[BEGIN Recorded data]
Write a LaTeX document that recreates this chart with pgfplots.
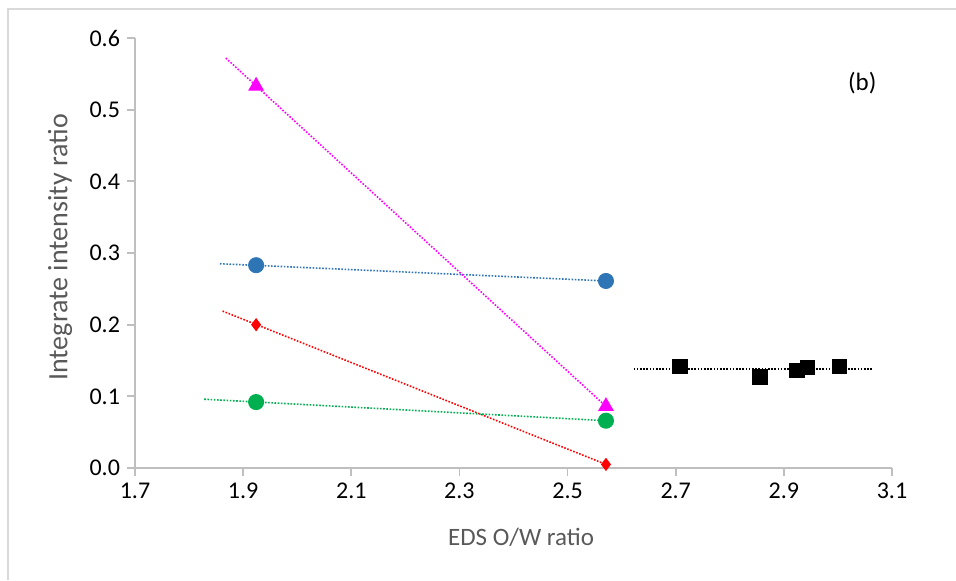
\documentclass[border=0pt]{standalone}
\usepackage{pgfplots}
\pgfplotsset{compat=1.18}
\usepackage{fontspec}
\setmainfont{Carlito}
\definecolor{axgray}{HTML}{BFBFBF}
\definecolor{labgray}{HTML}{595959}
\definecolor{framegray}{HTML}{D9D9D9}
\definecolor{exblue}{HTML}{2E75B6}
\definecolor{exgreen}{HTML}{00B050}
\definecolor{exmag}{HTML}{FF00FF}
\definecolor{exred}{HTML}{FF0000}
\begin{document}
\begin{tikzpicture}
\useasboundingbox (-67.5pt,-56pt) rectangle (410.5pt,234pt);
\draw[framegray, line width=1pt] (-63.5pt,-56pt) -- (-63.5pt,229.5pt) -- (410.5pt,229.5pt);
\begin{axis}[
  at={(0,0)}, anchor=south west,
  scale only axis, width=378.5pt, height=215pt,
  xmin=1.7, xmax=3.1, ymin=0, ymax=0.6,
  axis x line*=bottom, axis y line*=left,
  axis line style={axgray, line width=0.9pt, -},
  xtick={1.7,1.9,2.1,2.3,2.5,2.7,2.9,3.1},
  ytick={0,0.1,0.2,0.3,0.4,0.5,0.6},
  tick style={axgray, line width=0.9pt},
  tick align=outside, major tick length=4pt,
  /pgf/number format/assume math mode=true,
  xticklabel style={/pgf/number format/.cd, fixed, fixed zerofill, precision=1},
  yticklabel style={/pgf/number format/.cd, fixed, fixed zerofill, precision=1},
  ticklabel style={font=\fontsize{12}{14}\selectfont, black},
  xlabel={EDS O/W ratio}, ylabel={Integrate intensity ratio},
  every axis x label/.style={at={(axis description cs:0.51,-0.1605)}, anchor=center, font=\fontsize{12.5}{15}\selectfont, text=labgray},
  every axis y label/.style={at={(axis description cs:-0.099,0.513)}, rotate=90, anchor=center, font=\fontsize{14}{16}\selectfont, text=labgray},
  clip=false,
]
% trendlines
\addplot[exmag, line width=0.8pt, dash pattern=on 0.8pt off 0.8pt] coordinates {(1.868,0.572) (2.571,0.086)};
\addplot[exblue, line width=0.8pt, dash pattern=on 0.8pt off 0.8pt] coordinates {(1.857,0.285) (2.571,0.261)};
\addplot[exred, line width=0.8pt, dash pattern=on 0.8pt off 0.8pt] coordinates {(1.862,0.219) (2.571,0.005)};
\addplot[exgreen, line width=0.8pt, dash pattern=on 0.8pt off 0.8pt] coordinates {(1.828,0.096) (2.571,0.066)};
\addplot[black, line width=0.8pt, dash pattern=on 0.8pt off 0.8pt] coordinates {(2.622,0.138) (3.064,0.138)};
% data
\addplot[only marks, mark=triangle*, mark size=4.2pt, exmag, mark options={fill=exmag}] coordinates {(1.924,0.533) (2.571,0.086)};
\addplot[only marks, mark=*, mark size=3.8pt, exblue, mark options={fill=exblue}] coordinates {(1.924,0.283) (2.571,0.261)};
\addplot[only marks, mark=diamond*, mark size=3pt, exred, mark options={fill=exred}] coordinates {(1.924,0.200) (2.571,0.005)};
\addplot[only marks, mark=*, mark size=3.8pt, exgreen, mark options={fill=exgreen}] coordinates {(1.924,0.092) (2.571,0.066)};
\addplot[only marks, mark=square*, mark size=3.6pt, black] coordinates {(2.708,0.142) (2.856,0.127) (2.924,0.136) (2.943,0.140) (3.003,0.142)};
\node[font=\fontsize{12.5}{15}\selectfont] at (axis cs:3.045,0.537) {(b)};
\end{axis}
\end{tikzpicture}
\end{document}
[END Recorded data]
_Do this_
Copy out all of the material exactly as written, without its pictures.

_Answer to the problem_
Write a LaTeX document that recreates this chart with pgfplots.
\documentclass[border=0pt]{standalone}
\usepackage{pgfplots}
\pgfplotsset{compat=1.18}
\usepackage{fontspec}
\setmainfont{Carlito}
\definecolor{axgray}{HTML}{BFBFBF}
\definecolor{labgray}{HTML}{595959}
\definecolor{framegray}{HTML}{D9D9D9}
\definecolor{exblue}{HTML}{2E75B6}
\definecolor{exgreen}{HTML}{00B050}
\definecolor{exmag}{HTML}{FF00FF}
\definecolor{exred}{HTML}{FF0000}
\begin{document}
\begin{tikzpicture}
\useasboundingbox (-67.5pt,-56pt) rectangle (410.5pt,234pt);
\draw[framegray, line width=1pt] (-63.5pt,-56pt) -- (-63.5pt,229.5pt) -- (410.5pt,229.5pt);
\begin{axis}[
  at={(0,0)}, anchor=south west,
  scale only axis, width=378.5pt, height=215pt,
  xmin=1.7, xmax=3.1, ymin=0, ymax=0.6,
  axis x line*=bottom, axis y line*=left,
  axis line style={axgray, line width=0.9pt, -},
  xtick={1.7,1.9,2.1,2.3,2.5,2.7,2.9,3.1},
  ytick={0,0.1,0.2,0.3,0.4,0.5,0.6},
  tick style={axgray, line width=0.9pt},
  tick align=outside, major tick length=4pt,
  /pgf/number format/assume math mode=true,
  xticklabel style={/pgf/number format/.cd, fixed, fixed zerofill, precision=1},
  yticklabel style={/pgf/number format/.cd, fixed, fixed zerofill, precision=1},
  ticklabel style={font=\fontsize{12}{14}\selectfont, black},
  xlabel={EDS O/W ratio}, ylabel={Integrate intensity ratio},
  every axis x label/.style={at={(axis description cs:0.51,-0.1605)}, anchor=center, font=\fontsize{12.5}{15}\selectfont, text=labgray},
  every axis y label/.style={at={(axis description cs:-0.099,0.513)}, rotate=90, anchor=center, font=\fontsize{14}{16}\selectfont, text=labgray},
  clip=false,
]
% trendlines
\addplot[exmag, line width=0.8pt, dash pattern=on 0.8pt off 0.8pt] coordinates {(1.868,0.572) (2.571,0.086)};
\addplot[exblue, line width=0.8pt, dash pattern=on 0.8pt off 0.8pt] coordinates {(1.857,0.285) (2.571,0.261)};
\addplot[exred, line width=0.8pt, dash pattern=on 0.8pt off 0.8pt] coordinates {(1.862,0.219) (2.571,0.005)};
\addplot[exgreen, line width=0.8pt, dash pattern=on 0.8pt off 0.8pt] coordinates {(1.828,0.096) (2.571,0.066)};
\addplot[black, line width=0.8pt, dash pattern=on 0.8pt off 0.8pt] coordinates {(2.622,0.138) (3.064,0.138)};
% data
\addplot[only marks, mark=triangle*, mark size=4.2pt, exmag, mark options={fill=exmag}] coordinates {(1.924,0.533) (2.571,0.086)};
\addplot[only marks, mark=*, mark size=3.8pt, exblue, mark options={fill=exblue}] coordinates {(1.924,0.283) (2.571,0.261)};
\addplot[only marks, mark=diamond*, mark size=3pt, exred, mark options={fill=exred}] coordinates {(1.924,0.200) (2.571,0.005)};
\addplot[only marks, mark=*, mark size=3.8pt, exgreen, mark options={fill=exgreen}] coordinates {(1.924,0.092) (2.571,0.066)};
\addplot[only marks, mark=square*, mark size=3.6pt, black] coordinates {(2.708,0.142) (2.856,0.127) (2.924,0.136) (2.943,0.140) (3.003,0.142)};
\node[font=\fontsize{12.5}{15}\selectfont] at (axis cs:3.045,0.537) {(b)};
\end{axis}
\end{tikzpicture}
\end{document}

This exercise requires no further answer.